#### SUPPLIED DATA:
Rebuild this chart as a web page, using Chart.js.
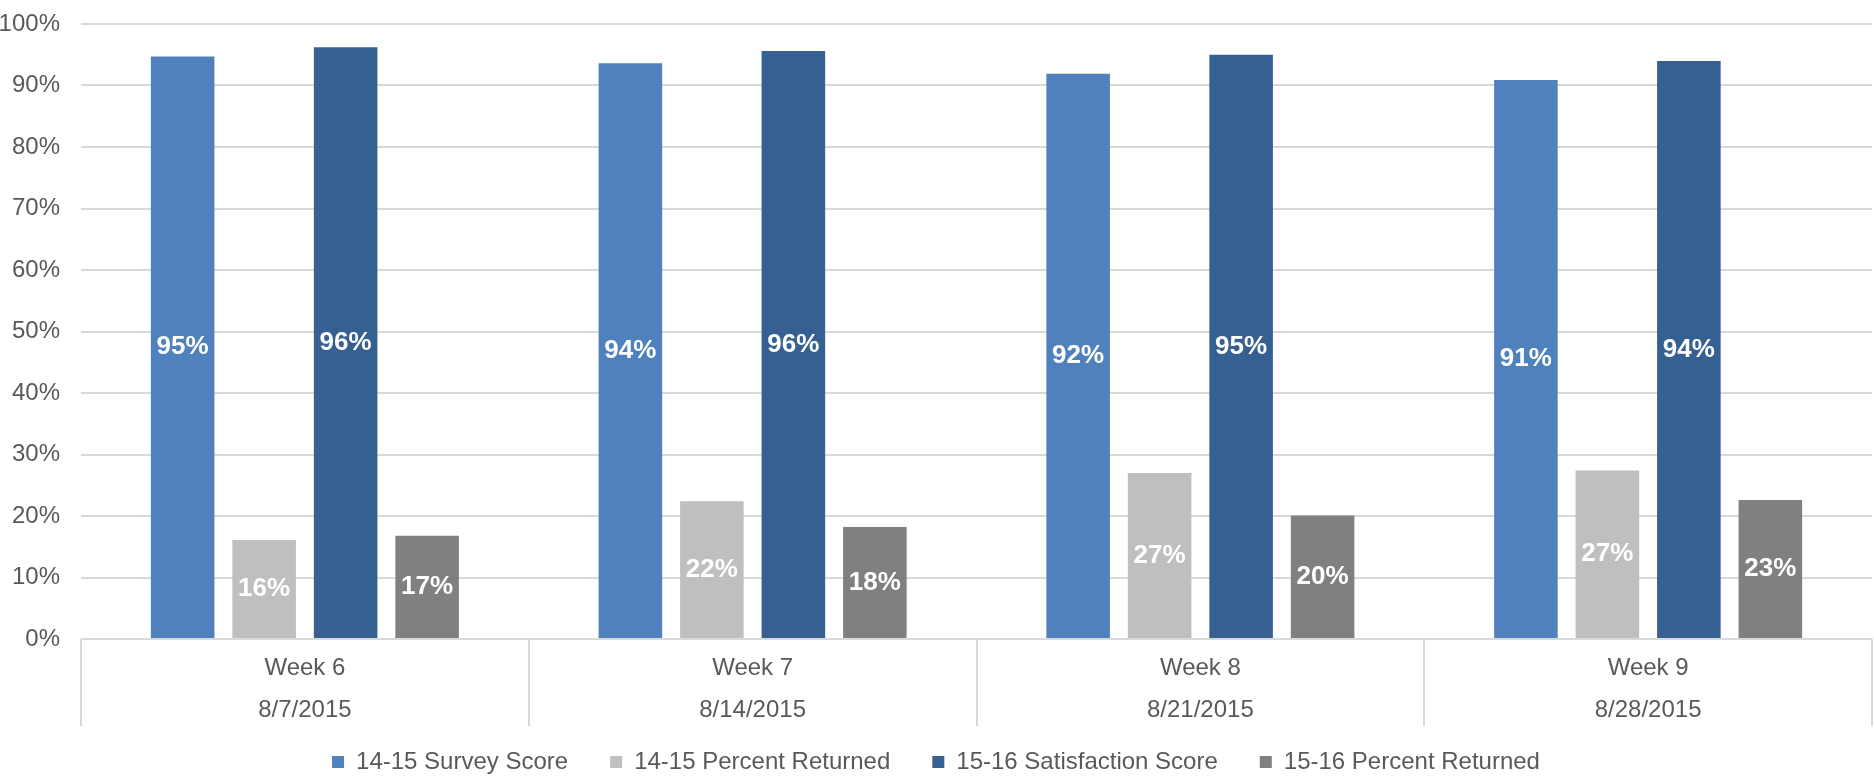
<!DOCTYPE html>
<html>
<head>
<meta charset="utf-8">
<script src="https://cdn.jsdelivr.net/npm/chart.js@4.4.1/dist/chart.umd.min.js"></script>
<style>
    html, body { margin: 0; padding: 0; background: #fff; }
    #wrap { width: 1874px; height: 779px; }
</style>
</head>
<body>
<div id="wrap"><canvas id="surveyChart"></canvas></div>
<script>
// chart data
const weeks = ['Week 6', 'Week 7', 'Week 8', 'Week 9'];
const dates = ['8/7/2015', '8/14/2015', '8/21/2015', '8/28/2015'];
const surveyScore1415 = [94.7, 93.6, 91.9, 90.9];
const percentReturned1415 = [16.1, 22.4, 27.0, 27.4];
const satisfactionScore1516 = [96.2, 95.6, 95.0, 94.0];
const percentReturned1516 = [16.8, 18.2, 20.1, 22.6];
const yMin = 0;
const yMax = 100;
const yStep = 10;

const fontFamily = '"Liberation Sans", Arial, sans-serif';
const textColor = '#595959';
const gridColor = '#d9d9d9';

// white value labels in the middle of each bar
const barLabels = {
    id: 'barLabels',
    afterDatasetsDraw(chart) {
        const ctx = chart.ctx;
        ctx.save();
        ctx.font = 'bold 26px ' + fontFamily;
        ctx.fillStyle = '#ffffff';
        ctx.textAlign = 'center';
        ctx.textBaseline = 'middle';
        chart.data.datasets.forEach(function (ds, i) {
            const meta = chart.getDatasetMeta(i);
            meta.data.forEach(function (bar, j) {
                const p = bar.getProps(['x', 'y', 'base'], true);
                ctx.fillText(Math.round(ds.data[j]) + '%', p.x, (p.y + p.base) / 2);
            });
        });
        ctx.restore();
    }
};

// vertical separators of the category boxes under the axis
const categoryBoxes = {
    id: 'categoryBoxes',
    afterDraw(chart) {
        const xs = chart.scales.x;
        const ctx = chart.ctx;
        const n = chart.data.labels.length;
        const step = xs.width / n;
        ctx.save();
        ctx.strokeStyle = gridColor;
        ctx.lineWidth = 2;
        for (let i = 0; i <= n; i++) {
            const x = Math.round(xs.left + i * step);
            ctx.beginPath();
            ctx.moveTo(x, chart.chartArea.bottom);
            ctx.lineTo(x, chart.chartArea.bottom + 87);
            ctx.stroke();
        }
        ctx.restore();
    }
};

const ctx = document.getElementById('surveyChart').getContext('2d');
const surveyChart = new Chart(ctx, {
    type: 'bar',
    data: {
        labels: weeks.map(function (w, i) { return [w, dates[i]]; }),
        datasets: [
            { label: '14-15 Survey Score', data: surveyScore1415, backgroundColor: '#4f81bd' },
            { label: '14-15 Percent Returned', data: percentReturned1415, backgroundColor: '#bfbfbf' },
            { label: '15-16 Satisfaction Score', data: satisfactionScore1516, backgroundColor: '#366092' },
            { label: '15-16 Percent Returned', data: percentReturned1516, backgroundColor: '#808080' }
        ]
    },
    options: {
        responsive: true,
        maintainAspectRatio: false,
        animation: false,
        categoryPercentage: 0.728,
        barPercentage: 0.78,
        layout: { padding: { top: 24, right: 2, left: 0, bottom: -5 } },
        scales: {
            x: {
                grid: { display: false, drawTicks: false },
                border: { display: false },
                ticks: {
                    color: textColor,
                    font: { family: fontFamily, size: 24, lineHeight: 1.75 },
                    // mirror keeps the two-line labels from being clipped to the short axis box
                    mirror: true,
                    padding: -50,
                    maxRotation: 0
                },
                afterFit: function (scale) { scale.height = 69; }
            },
            y: {
                min: yMin,
                max: yMax,
                grid: { color: gridColor, lineWidth: 2, drawTicks: false },
                border: { display: false },
                ticks: {
                    stepSize: yStep,
                    color: textColor,
                    font: { family: fontFamily, size: 24 },
                    padding: 21,
                    callback: function (v) { return v + '%'; }
                },
                afterFit: function (scale) {
                    scale.width = 81;
                    scale.paddingTop = 0;
                    scale.paddingBottom = 0;
                }
            }
        },
        plugins: {
            legend: {
                position: 'bottom',
                labels: {
                    boxWidth: 12,
                    boxHeight: 12,
                    padding: 42,
                    color: textColor,
                    font: { family: fontFamily, size: 24 }
                }
            },
            tooltip: { enabled: false }
        }
    },
    plugins: [barLabels, categoryBoxes]
});
</script>
</body>
</html>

#### WHAT TO DO:
Leave every image out, and retype the material exactly.

#### RESULT FOR THIS TASK:
Rebuild this chart as a web page, using Chart.js.
<!DOCTYPE html>
<html>
<head>
<meta charset="utf-8">
<script src="https://cdn.jsdelivr.net/npm/chart.js@4.4.1/dist/chart.umd.min.js"></script>
<style>
    html, body { margin: 0; padding: 0; background: #fff; }
    #wrap { width: 1874px; height: 779px; }
</style>
</head>
<body>
<div id="wrap"><canvas id="surveyChart"></canvas></div>
<script>
// chart data
const weeks = ['Week 6', 'Week 7', 'Week 8', 'Week 9'];
const dates = ['8/7/2015', '8/14/2015', '8/21/2015', '8/28/2015'];
const surveyScore1415 = [94.7, 93.6, 91.9, 90.9];
const percentReturned1415 = [16.1, 22.4, 27.0, 27.4];
const satisfactionScore1516 = [96.2, 95.6, 95.0, 94.0];
const percentReturned1516 = [16.8, 18.2, 20.1, 22.6];
const yMin = 0;
const yMax = 100;
const yStep = 10;

const fontFamily = '"Liberation Sans", Arial, sans-serif';
const textColor = '#595959';
const gridColor = '#d9d9d9';

// white value labels in the middle of each bar
const barLabels = {
    id: 'barLabels',
    afterDatasetsDraw(chart) {
        const ctx = chart.ctx;
        ctx.save();
        ctx.font = 'bold 26px ' + fontFamily;
        ctx.fillStyle = '#ffffff';
        ctx.textAlign = 'center';
        ctx.textBaseline = 'middle';
        chart.data.datasets.forEach(function (ds, i) {
            const meta = chart.getDatasetMeta(i);
            meta.data.forEach(function (bar, j) {
                const p = bar.getProps(['x', 'y', 'base'], true);
                ctx.fillText(Math.round(ds.data[j]) + '%', p.x, (p.y + p.base) / 2);
            });
        });
        ctx.restore();
    }
};

// vertical separators of the category boxes under the axis
const categoryBoxes = {
    id: 'categoryBoxes',
    afterDraw(chart) {
        const xs = chart.scales.x;
        const ctx = chart.ctx;
        const n = chart.data.labels.length;
        const step = xs.width / n;
        ctx.save();
        ctx.strokeStyle = gridColor;
        ctx.lineWidth = 2;
        for (let i = 0; i <= n; i++) {
            const x = Math.round(xs.left + i * step);
            ctx.beginPath();
            ctx.moveTo(x, chart.chartArea.bottom);
            ctx.lineTo(x, chart.chartArea.bottom + 87);
            ctx.stroke();
        }
        ctx.restore();
    }
};

const ctx = document.getElementById('surveyChart').getContext('2d');
const surveyChart = new Chart(ctx, {
    type: 'bar',
    data: {
        labels: weeks.map(function (w, i) { return [w, dates[i]]; }),
        datasets: [
            { label: '14-15 Survey Score', data: surveyScore1415, backgroundColor: '#4f81bd' },
            { label: '14-15 Percent Returned', data: percentReturned1415, backgroundColor: '#bfbfbf' },
            { label: '15-16 Satisfaction Score', data: satisfactionScore1516, backgroundColor: '#366092' },
            { label: '15-16 Percent Returned', data: percentReturned1516, backgroundColor: '#808080' }
        ]
    },
    options: {
        responsive: true,
        maintainAspectRatio: false,
        animation: false,
        categoryPercentage: 0.728,
        barPercentage: 0.78,
        layout: { padding: { top: 24, right: 2, left: 0, bottom: -5 } },
        scales: {
            x: {
                grid: { display: false, drawTicks: false },
                border: { display: false },
                ticks: {
                    color: textColor,
                    font: { family: fontFamily, size: 24, lineHeight: 1.75 },
                    // mirror keeps the two-line labels from being clipped to the short axis box
                    mirror: true,
                    padding: -50,
                    maxRotation: 0
                },
                afterFit: function (scale) { scale.height = 69; }
            },
            y: {
                min: yMin,
                max: yMax,
                grid: { color: gridColor, lineWidth: 2, drawTicks: false },
                border: { display: false },
                ticks: {
                    stepSize: yStep,
                    color: textColor,
                    font: { family: fontFamily, size: 24 },
                    padding: 21,
                    callback: function (v) { return v + '%'; }
                },
                afterFit: function (scale) {
                    scale.width = 81;
                    scale.paddingTop = 0;
                    scale.paddingBottom = 0;
                }
            }
        },
        plugins: {
            legend: {
                position: 'bottom',
                labels: {
                    boxWidth: 12,
                    boxHeight: 12,
                    padding: 42,
                    color: textColor,
                    font: { family: fontFamily, size: 24 }
                }
            },
            tooltip: { enabled: false }
        }
    },
    plugins: [barLabels, categoryBoxes]
});
</script>
</body>
</html>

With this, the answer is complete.